The Kosovo Pivot: How Serbia’s Anti-Government Protests Are Hijacking the Nationalist Narrative

RksNews
RksNews 5 Min Read
5 Min Read

A striking political transformation unfolded in the streets of Kraljevo during the annual Vidovdan commemorations. What began nearly two years ago as a fierce civil rights movement demanding accountability for state corruption—symbolized by the phrase “your hands are bloody” following the tragic Novi Sad railway canopy collapse—has taken a sharp ideological turn.

At an anti-government rally organized by the umbrella student protest movement “Students in Opposition” (Studenti u blokadi), local grievances were completely overshadowed by booming nationalist epic poetry played on traditional gusle instruments and radical messages declaring “no surrender of Kosovo.”

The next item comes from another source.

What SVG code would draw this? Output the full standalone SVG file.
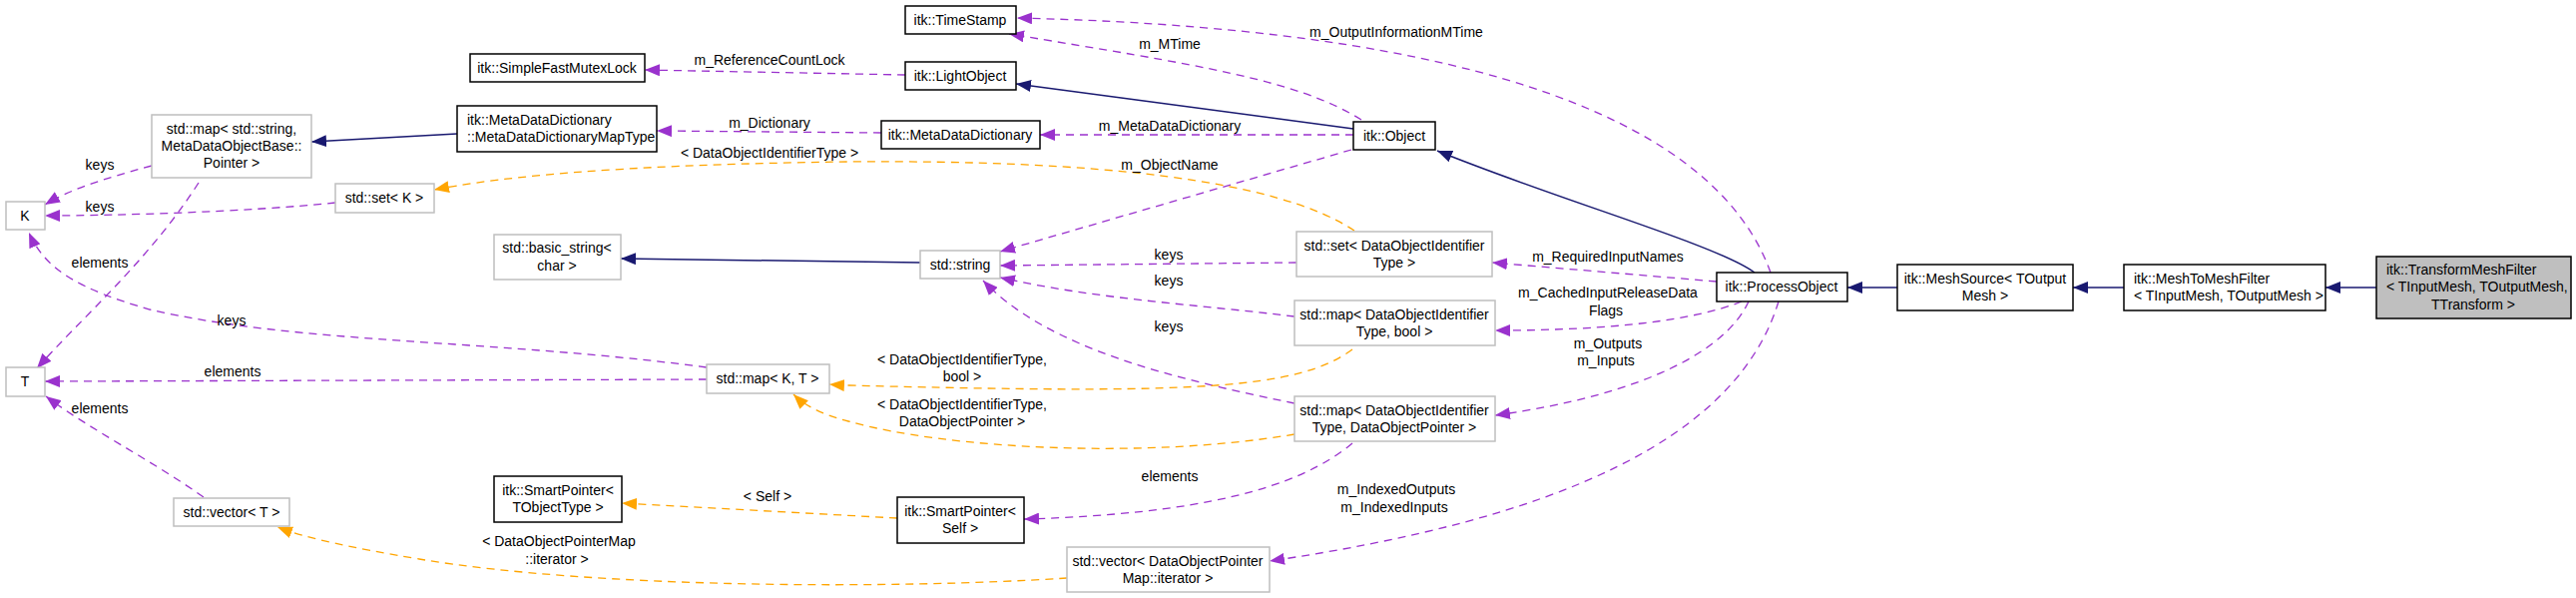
<svg xmlns="http://www.w3.org/2000/svg" width="2581" height="599" viewBox="0 0 2581 599">
<style>
text{font-family:"Liberation Sans",Arial,sans-serif;font-size:14px;fill:#000}
.n rect{fill:#fff;stroke:#000;stroke-width:1.5}
.s rect{fill:#fff;stroke:#bfbfbf;stroke-width:1.5}
.c text{text-anchor:middle}
.n text,.s text{text-anchor:middle}
.l{text-anchor:start!important}
.inh{fill:none;stroke:#191970;stroke-width:1.5;marker-end:url(#an)}
.use{fill:none;stroke:#9a32cd;stroke-width:1.3;stroke-dasharray:8,6;marker-end:url(#ap)}
.tpl{fill:none;stroke:#ffa500;stroke-width:1.3;stroke-dasharray:8,6;marker-end:url(#ao)}
</style>
<defs>
<marker id="an" markerUnits="userSpaceOnUse" markerWidth="16" markerHeight="12" refX="15" refY="6" orient="auto"><path d="M0,0L15,6L0,12z" fill="#191970"/></marker>
<marker id="ap" markerUnits="userSpaceOnUse" markerWidth="16" markerHeight="12" refX="15" refY="6" orient="auto"><path d="M0,0L15,6L0,12z" fill="#9a32cd"/></marker>
<marker id="ao" markerUnits="userSpaceOnUse" markerWidth="16" markerHeight="12" refX="15" refY="6" orient="auto"><path d="M0,0L15,6L0,12z" fill="#ffa500"/></marker>
</defs>
<g id="connectors">
<path class="inh" d="M2381,288L2330,288"/>
<path class="inh" d="M2128,288L2077,288"/>
<path class="inh" d="M1901,288L1851,288"/>
<path class="inh" d="M1758,273C1720,245 1560,200 1440,151"/>
<path class="inh" d="M1356,129L1018,84"/>
<path class="inh" d="M458,134L312,142"/>
<path class="inh" d="M922,263L622,259"/>
<path class="use" d="M907,75L646,70"/>
<path class="use" d="M1364,120C1300,80 1200,65 1011,34"/>
<path class="use" d="M1774,273C1730,150 1550,30 1019,18"/>
<path class="use" d="M1356,135L1042,135"/>
<path class="use" d="M883,133L658,131"/>
<path class="use" d="M1354,150L1002,252"/>
<path class="use" d="M1720,282L1495,263"/>
<path class="use" d="M1745,302C1700,320 1620,331 1498,331"/>
<path class="use" d="M1752,302C1730,350 1650,395 1498,416"/>
<path class="use" d="M1782,302C1740,440 1560,520 1272,562"/>
<path class="use" d="M1299,263L1002,266"/>
<path class="use" d="M1297,317C1200,305 1100,300 1002,278"/>
<path class="use" d="M1297,404C1180,380 1050,350 985,281"/>
<path class="use" d="M1355,444C1300,490 1200,515 1026,520"/>
<path class="use" d="M152,166C100,180 70,190 45,205"/>
<path class="use" d="M336,203C250,212 120,216 45,216"/>
<path class="use" d="M199,183C150,260 80,320 37,369"/>
<path class="use" d="M708,368C500,340 300,345 150,310C80,290 45,270 29,233"/>
<path class="use" d="M708,380L45,382"/>
<path class="use" d="M204,498C150,460 90,430 46,397"/>
<path class="tpl" d="M1357,231C1280,180 1100,160 850,162C700,164 540,170 435,190"/>
<path class="tpl" d="M1355,350C1300,390 1200,395 850,386C820,385 845,386 831,385"/>
<path class="tpl" d="M1297,435C1150,460 950,450 850,422C820,414 805,405 795,395"/>
<path class="tpl" d="M899,519L623,504"/>
<path class="tpl" d="M1069,579C900,590 600,590 420,560C350,548 310,540 278,528"/>
<g class="c">
<text x="771" y="65">m_ReferenceCountLock</text>
<text x="771" y="128">m_Dictionary</text>
<text x="771" y="158">&lt; DataObjectIdentifierType &gt;</text>
<text x="100" y="170">keys</text>
<text x="100" y="212">keys</text>
<text x="100" y="268">elements</text>
<text x="232" y="326">keys</text>
<text x="233" y="377">elements</text>
<text x="100" y="414">elements</text>
<text x="769" y="502">&lt; Self &gt;</text>
<text x="560" y="547">&lt; DataObjectPointerMap</text>
<text x="558" y="565">::iterator &gt;</text>
<text x="1172" y="49">m_MTime</text>
<text x="1399" y="37">m_OutputInformationMTime</text>
<text x="1172" y="131">m_MetaDataDictionary</text>
<text x="1172" y="170">m_ObjectName</text>
<text x="1171" y="260">keys</text>
<text x="1171" y="286">keys</text>
<text x="1171" y="332">keys</text>
<text x="1611" y="262">m_RequiredInputNames</text>
<text x="1611" y="298">m_CachedInputReleaseData</text>
<text x="1609" y="316">Flags</text>
<text x="1611" y="349">m_Outputs</text>
<text x="1609" y="366">m_Inputs</text>
<text x="964" y="365">&lt; DataObjectIdentifierType,</text>
<text x="964" y="382">bool &gt;</text>
<text x="964" y="410">&lt; DataObjectIdentifierType,</text>
<text x="964" y="427">DataObjectPointer &gt;</text>
<text x="1172" y="482">elements</text>
<text x="1399" y="495">m_IndexedOutputs</text>
<text x="1397" y="513">m_IndexedInputs</text>
</g>
</g>
<g id="TransformMeshFilter" class="n"><rect x="2381" y="257" width="195" height="62" style="fill:#bfbfbf"/><text class="l" x="2391" y="275">itk::TransformMeshFilter</text><text class="l" x="2391" y="292">&lt; TInputMesh, TOutputMesh,</text><text x="2478" y="310">TTransform &gt;</text></g>
<g id="MeshToMeshFilter" class="n"><rect x="2128" y="265" width="202" height="46"/><text class="l" x="2138" y="284">itk::MeshToMeshFilter</text><text class="l" x="2138" y="301">&lt; TInputMesh, TOutputMesh &gt;</text></g>
<g id="MeshSource" class="n"><rect x="1901" y="265" width="176" height="46"/><text x="1989" y="284">itk::MeshSource&lt; TOutput</text><text x="1989" y="301">Mesh &gt;</text></g>
<g id="ProcessObject" class="n"><rect x="1720" y="273" width="131" height="29"/><text x="1785" y="292">itk::ProcessObject</text></g>
<g id="Object" class="n"><rect x="1356" y="122" width="82" height="28"/><text x="1397" y="141">itk::Object</text></g>
<g id="TimeStamp" class="n"><rect x="907" y="6" width="111" height="28"/><text x="962" y="25">itk::TimeStamp</text></g>
<g id="LightObject" class="n"><rect x="907" y="62" width="111" height="28"/><text x="962" y="81">itk::LightObject</text></g>
<g id="MetaDataDictionary" class="n"><rect x="883" y="121" width="159" height="28"/><text x="962" y="140">itk::MetaDataDictionary</text></g>
<g id="SimpleFastMutexLock" class="n"><rect x="471" y="54" width="175" height="28"/><text x="558" y="73">itk::SimpleFastMutexLock</text></g>
<g id="MapType" class="n"><rect x="458" y="106" width="200" height="46"/><text class="l" x="468" y="125">itk::MetaDataDictionary</text><text class="l" x="468" y="142">::MetaDataDictionaryMapType</text></g>
<g id="MapStringPointer" class="s"><rect x="152" y="115" width="160" height="63"/><text x="232" y="134">std::map&lt; std::string,</text><text x="232" y="151">MetaDataObjectBase::</text><text x="232" y="168">Pointer &gt;</text></g>
<g id="K" class="s"><rect x="6" y="202" width="39" height="28"/><text x="25" y="221">K</text></g>
<g id="T" class="s"><rect x="6" y="368" width="39" height="29"/><text x="25" y="387">T</text></g>
<g id="SetK" class="s"><rect x="336" y="184" width="99" height="29"/><text x="385" y="203">std::set&lt; K &gt;</text></g>
<g id="BasicString" class="s"><rect x="495" y="235" width="127" height="45"/><text x="558" y="253">std::basic_string&lt;</text><text x="558" y="271">char &gt;</text></g>
<g id="StdString" class="s"><rect x="922" y="251" width="80" height="28"/><text x="962" y="270">std::string</text></g>
<g id="MapKT" class="s"><rect x="708" y="365" width="123" height="29"/><text x="769" y="384">std::map&lt; K, T &gt;</text></g>
<g id="VectorT" class="s"><rect x="174" y="499" width="116" height="28"/><text x="232" y="518">std::vector&lt; T &gt;</text></g>
<g id="SmartPointerTObj" class="n"><rect x="495" y="477" width="128" height="46"/><text x="559" y="496">itk::SmartPointer&lt;</text><text x="559" y="513">TObjectType &gt;</text></g>
<g id="SmartPointerSelf" class="n"><rect x="899" y="498" width="127" height="46"/><text x="962" y="517">itk::SmartPointer&lt;</text><text x="962" y="534">Self &gt;</text></g>
<g id="SetDOIT" class="s"><rect x="1299" y="232" width="196" height="45"/><text x="1397" y="251">std::set&lt; DataObjectIdentifier</text><text x="1397" y="268">Type &gt;</text></g>
<g id="MapDOITBool" class="s"><rect x="1297" y="301" width="201" height="45"/><text x="1397" y="320">std::map&lt; DataObjectIdentifier</text><text x="1397" y="337">Type, bool &gt;</text></g>
<g id="MapDOITDOP" class="s"><rect x="1297" y="397" width="201" height="45"/><text x="1397" y="416">std::map&lt; DataObjectIdentifier</text><text x="1397" y="433">Type, DataObjectPointer &gt;</text></g>
<g id="VectorIter" class="s"><rect x="1069" y="548" width="203" height="45"/><text x="1170" y="567">std::vector&lt; DataObjectPointer</text><text x="1170" y="584">Map::iterator &gt;</text></g>
</svg>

From Anti-Corruption to Rigid Nationalism: The Vidovdan Shift

Kraljevo, a central Serbian city located roughly 100 kilometers from the border, historically served as a primary sanctuary for thousands of Serb refugees fleeing the 1999 war. At this latest rally, speakers from Kosovo took the stage to fiercely condemn Prime Minister Albin Kurti’s administration in Prishtina for integrating parallel Serbian institutions into the Kosovar system—labeling the process the “systemic erasure of Serbs.”

Simultaneously, speakers turned their fury onto official Belgrade, demanding that President Aleksandar Vučić launch harsh reciprocal, state-level sanctions against ethnic Albanians inside Serbia.

The political tone was amplified by independent Member of Parliament Jelena Pavlović, a Belgrade attorney formerly aligned with the ultra-right, pro-Russian, conspiracy-driven parliamentary movement “We, the Power of the People” led by Branimir Nestorović. Pavlović delivered a scathing rebuke of Belgrade’s current foreign policy to the gathered crowd:

MP Jelena Pavlović: “This nation will never forgive you for the Brussels Agreement, the Washington Agreement, the Franco-German plan, and the Ohrid Agreement—which represent the shameful surrender of Kosovo, the very foundation of the national, cultural, and spiritual identity of the Serbian people.”

Strategic Counter-Defense or Authentic Conviction?

The student movement’s hard-right shift has triggered a intense debate among its progressive civil society supporters. Initially, the movement gained international respect by staging grueling marathons and cycling treks to Strasbourg and Brussels to brief European institutions on democratic deficits and media capture in Serbia.

However, the recent release of a formal student “Memorandum” explicitly defining Kosovo as an inseparable part of Serbia has complicated their international standing. Kurt Bassuener, a senior international analyst at the Democratization Policy Council (DPC) in Berlin, argues that while genuine nationalist sentiments exist among the youth, the shift is primarily a defensive tactical maneuver:

Kurt Bassuener: “Kosovo is not what drove people into the streets in November 2024. Although nationalist symbolism has become increasingly visible in protests, it was rarely in the foreground. The government and pro-regime tabloids consistently portray these students as foreign mercenaries, traitors, and even ‘Ustaše.’ The students feel a tactical need to continuously prove their ‘patriotic’ credibility to the general public.”

Bassuener compared this maneuver to the strategy used in 2000, when the Democratic Opposition of Serbia (DOS) selected the conservative nationalist Vojislav Koštunica to lead the ticket to unseat Slobodan Milošević without being labeled Western puppets.

The Consequences: Trapped in the Past

Despite the tactical intentions, international observers warn that weaponizing the Kosovo narrative is highly counterproductive for the opposition’s long-term goals.

  • Entrenching EU Support for Vučić: By shouting down Western-mediated normalization deals like the Ohrid Agreement, the opposition inadvertently reinforces a growing consensus within Brussels. Bassuener revealed that an EU member state official recently confided that “there is no sustainable alternative” to Aleksandar Vučić in Serbian politics. Terrified of regional instability, risk-averse EU governments will continue supporting the current regime if the only viable alternative is an even more radical, backward-looking nationalist front.
  • Eroding Regional Solidarity: Embracing hardline nationalism actively breaks cross-regional alliances within Serbia. The student movement had previously built deep ties and mutual solidarity with minority youth in multi-ethnic municipalities like Novi Pazar. Forcing an absolute stance on Kosovo effectively alienates these vital demographics.

While normal progress toward EU integration demands that Serbia uphold the rule of law, liberate its media, and sanction Russia, the scenes from Kraljevo indicate that the anti-Vučić opposition remains fundamentally trapped in historical loops—undermining their own struggle for a democratic future.